ここに、これからの移住のカタチがあるんじゃないかなーと、ぼくは思います。
“やりたいことができる”という、たった一つの確証さえあれば、たとえその街に何もなくても、人は移住してしまう。



ところが、多くの地方自治体の移住促進ページでは、



この街には豊かな自然がある!

とか、

教育に関する充実した制度がある!



というような、この街にはこれがある!なんてことを全面にアピールしている。
いや、もちろんそれも大事なんです。それが移住の決め手になる人もいるだろうし、移住を意欲的に考えている人の背中を押すという意味では大事なことなんだけども、


僕みたいな移住なんて考えたこともない人からすると、
“その街に何があるか”というのは、



どうでもいい……!



だって、今の時代買い物もネットでできるし、どんどん交通も便利になっていくし、
何もない街であっても、たいして不便な生活にはならないんです。
豊かな自然とか、充実した制度っていうのは、あくまで+αなんです。メインではない。


というか、あるないで勝負をしたら大都市に勝てるわけがないんです。
東京とかもうありすぎるくらいあるもん!


だから、ぼく的には地方は、「この街には何もありません!」って開き直ってもらったほうが気持ちが良くて、
変に張り合おうとするから、比較検討になってしまって、移住決断のハードルが高くなるんです。


まあ、何もないとまでは言わなくても、
「この街には豊かな自然しかないけど!」、「せめてもの充実した制度くらいしかないけど!」みたいな潔さで、
「でもこんなことができます!」、「こんな仕事ができます!」の方が、移住に全く興味のない人でも、移住してしまう可能性を作れると思うんですよ。(移住が流行りつつあるものの、興味がない人の方が圧倒的に多いですからね。)

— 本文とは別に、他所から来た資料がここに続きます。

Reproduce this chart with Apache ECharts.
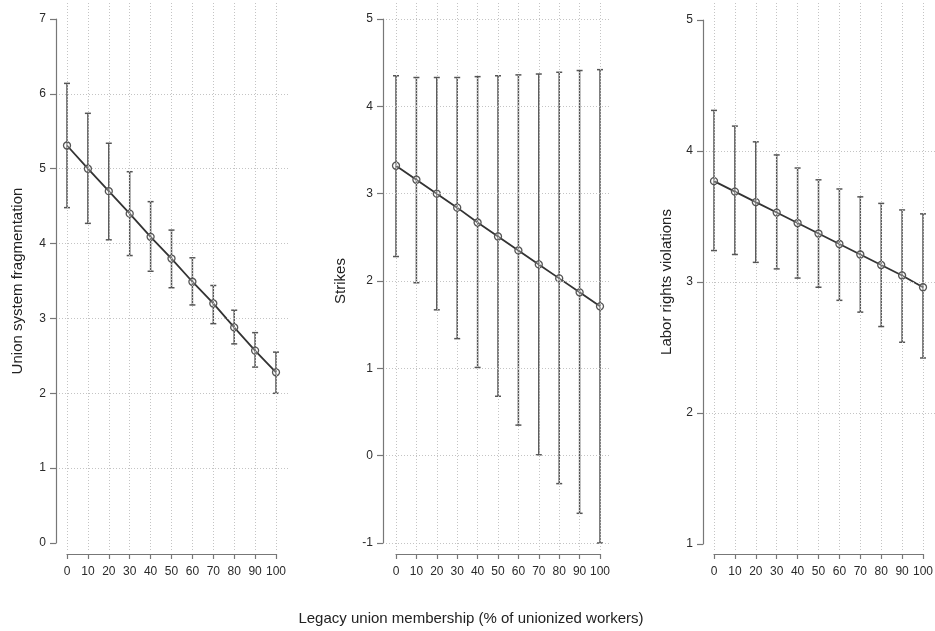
<!DOCTYPE html>
<html>
<head>
<meta charset="utf-8">
<script src="https://cdn.jsdelivr.net/npm/echarts@6/dist/echarts.min.js"></script>
<style>html,body{margin:0;padding:0;background:#fff}#c{width:935px;height:631px}</style>
</head>
<body>
<div id="c"></div>
<script>
// ---- data ----
const xValues = [0, 10, 20, 30, 40, 50, 60, 70, 80, 90, 100];
const fragMean = [5.31, 5.00, 4.70, 4.40, 4.09, 3.80, 3.49, 3.20, 2.88, 2.57, 2.28];
const fragLow  = [4.48, 4.27, 4.05, 3.84, 3.63, 3.41, 3.18, 2.93, 2.66, 2.35, 2.00];
const fragHigh = [6.14, 5.74, 5.34, 4.96, 4.56, 4.18, 3.81, 3.44, 3.11, 2.81, 2.55];
const strikeMean = [3.32, 3.16, 3.00, 2.84, 2.67, 2.51, 2.35, 2.19, 2.03, 1.87, 1.71];
const strikeLow  = [2.28, 1.98, 1.67, 1.34, 1.01, 0.68, 0.35, 0.01, -0.32, -0.66, -1.00];
const strikeHigh = [4.35, 4.33, 4.33, 4.33, 4.34, 4.35, 4.36, 4.37, 4.39, 4.41, 4.42];
const laborMean = [3.77, 3.69, 3.61, 3.53, 3.45, 3.37, 3.29, 3.21, 3.13, 3.05, 2.96];
const laborLow  = [3.24, 3.21, 3.15, 3.10, 3.03, 2.96, 2.86, 2.77, 2.66, 2.54, 2.42];
const laborHigh = [4.31, 4.19, 4.07, 3.97, 3.87, 3.78, 3.71, 3.65, 3.60, 3.55, 3.52];
const yTitles = ['Union system fragmentation', 'Strikes', 'Labor rights violations'];
const xTitle = 'Legacy union membership (% of unionized workers)';
const yRanges = [[0, 7], [-1, 5], [1, 5]];
const yGridValues = [[1, 2, 3, 4, 5, 6], [-1, 0, 1, 2, 3, 4, 5], [2, 3, 4]];

const panelData = [
  {mean: fragMean, low: fragLow, high: fragHigh},
  {mean: strikeMean, low: strikeLow, high: strikeHigh},
  {mean: laborMean, low: laborLow, high: laborHigh}
];

// ---- layout (pixels) ----
const layout = [
  {axisX: 56,  x0: 67,  x100: 276, yTop: 19, yBot: 543, plotL: 59,  plotR: 288, nameGap: 31},
  {axisX: 383, x0: 396, x100: 600, yTop: 19, yBot: 543, plotL: 386, plotR: 610, nameGap: 35},
  {axisX: 703, x0: 714, x100: 923, yTop: 20, yBot: 544, plotL: 706, plotR: 935, nameGap: 29}
];
const plotTop = 3, plotBottom = 550, xAxisLineY = 554;
const FONT = 'Liberation Sans, Arial, Helvetica, sans-serif';
const axisColor = '#777';
const gridColor = '#c4c4c4';

const grids = [], xAxes = [], yAxes = [], series = [];

layout.forEach((L, p) => {
  const [yMin, yMax] = yRanges[p];
  const pxX = (L.x100 - L.x0) / 100;
  const pxY = (L.yBot - L.yTop) / (yMax - yMin);
  const gA = grids.length;
  grids.push({left: L.plotL, top: plotTop, width: L.plotR - L.plotL, height: plotBottom - plotTop, outerBoundsMode: 'none'});
  const gB = grids.length;
  grids.push({left: L.x0, top: L.yTop, width: L.x100 - L.x0, height: L.yBot - L.yTop, outerBoundsMode: 'none'});

  const xa = xAxes.length;
  xAxes.push({
    gridIndex: gA, type: 'value', show: false,
    min: 0 - (L.x0 - L.plotL) / pxX, max: 100 + (L.plotR - L.x100) / pxX,
    splitLine: {show: false}
  });
  xAxes.push({
    gridIndex: gB, type: 'value', min: 0, max: 100, interval: 10,
    position: 'bottom', offset: xAxisLineY - L.yBot,
    axisLine: {show: true, onZero: false, lineStyle: {color: axisColor, width: 1.2}},
    axisTick: {show: true, length: 5, lineStyle: {color: axisColor, width: 1.2}},
    axisLabel: {show: true, fontSize: 12, color: '#2a2a2a', margin: 12, fontFamily: FONT, showMinLabel: true, showMaxLabel: true},
    splitLine: {show: false}
  });
  const ya = yAxes.length;
  yAxes.push({
    gridIndex: gA, type: 'value', show: false,
    min: yMin - (plotBottom - L.yBot) / pxY, max: yMax + (L.yTop - plotTop) / pxY,
    splitLine: {show: false}
  });
  yAxes.push({
    gridIndex: gB, type: 'value', min: yMin, max: yMax, interval: 1,
    position: 'left', offset: L.x0 - L.axisX,
    name: yTitles[p], nameLocation: 'middle', nameRotate: 90, nameGap: L.nameGap,
    nameTextStyle: {fontSize: 15, color: '#222', fontFamily: FONT},
    axisLine: {show: true, onZero: false, lineStyle: {color: axisColor, width: 1.2}},
    axisTick: {show: true, length: 6, lineStyle: {color: axisColor, width: 1.2}},
    axisLabel: {show: true, fontSize: 12, color: '#2a2a2a', margin: 10, fontFamily: FONT, showMinLabel: true, showMaxLabel: true},
    splitLine: {show: false}
  });

  const D = panelData[p];
  // gridlines
  series.push({
    type: 'line', xAxisIndex: xa, yAxisIndex: ya, z: 1, silent: true,
    data: xValues.map((x, i) => [x, D.mean[i]]),
    showSymbol: false, symbol: 'none', lineStyle: {opacity: 0},
    markLine: {
      silent: true, symbol: 'none', label: {show: false},
      lineStyle: {type: [1, 2], color: gridColor, width: 1},
      animation: false,
      data: yGridValues[p].map(v => ({yAxis: v})).concat(xValues.map(v => ({xAxis: v})))
    }
  });
  // error bars
  series.push({
    type: 'custom', xAxisIndex: xa, yAxisIndex: ya, z: 3, silent: true,
    data: xValues.map((x, i) => [x, D.low[i], D.high[i]]),
    encode: {x: 0, y: [1, 2]},
    renderItem: function (params, api) {
      const x = api.value(0);
      const pLo = api.coord([x, api.value(1)]);
      const pHi = api.coord([x, api.value(2)]);
      const w = 3;
      const st = {stroke: '#555', lineWidth: 1.5};
      return {
        type: 'group',
        children: [
          {type: 'line', shape: {x1: pLo[0], y1: pLo[1], x2: pHi[0], y2: pHi[1]}, style: st},
          {type: 'line', shape: {x1: pLo[0] - w, y1: pLo[1], x2: pLo[0] + w, y2: pLo[1]}, style: st},
          {type: 'line', shape: {x1: pHi[0] - w, y1: pHi[1], x2: pHi[0] + w, y2: pHi[1]}, style: st}
        ]
      };
    }
  });
  // mean line
  series.push({
    type: 'line', xAxisIndex: xa, yAxisIndex: ya, z: 4, silent: true,
    data: xValues.map((x, i) => [x, D.mean[i]]),
    symbol: 'circle', symbolSize: 7, showSymbol: true,
    itemStyle: {color: 'rgba(255,255,255,0.3)', borderColor: '#555', borderWidth: 1.3},
    lineStyle: {color: '#333', width: 1.8}
  });
});

const chart = echarts.init(document.getElementById('c'), null, {renderer: 'canvas'});
chart.setOption({
  animation: false,
  backgroundColor: '#fff',
  title: {
    text: xTitle, left: 466, top: 606, textAlign: 'center',
    textStyle: {fontSize: 15, fontWeight: 'normal', color: '#222', fontFamily: FONT}
  },
  grid: grids, xAxis: xAxes, yAxis: yAxes, series: series
});
</script>
</body>
</html>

それに、“あるない”よりも、“できるできない”の方が、地方に勝ち目があると思うんです。
だってKAN,MAみたいなお店は東京じゃ作れないだろうし、作れたとしてもたぶんすぐ潰れます。


舞鶴みたいなど田舎だから作ることができたし、今日もいつも通りお店を開けることができる。
そんな、東京にいたら経験できないけど、舞鶴に来れば経験できるよ〜というお誘いに、ぼくはまんまと乗っかって、移住させられたわけです。


とまあ、そんな感じ。
んーどうなんだろ、ぼくみたいな移住とか無関心の人を “移住させちゃう” 方法っていうのは、
これだと思うんですよね〜。はい。


現状の移住促進は、あくまで移住検討者へのフォローでしかなくて、
もっと積極的に、この街に来たらこれができるよー!という、具体的な提案をもってアプローチするのがいいなーと。


やりたいことを探していった結果、移住しちゃったっていうのが、
これからの移住のカタチとしてアリなのではないかと、そう思うのです。





と、こんな偉そうに語ったわけですが、
こんなことにはとっくに気づいて動いている人がいるわけで。


ぼくがKAN,MAで働くキッカケとなった日本仕事百貨や、まんまと京都へ移住させちゃいそうな京都移住計画は、本当におもしろいサイト。


こんなのがもっと広まればなーと思う。

というわけで長くなりましたが、最後までお読みいただきありがとうございました。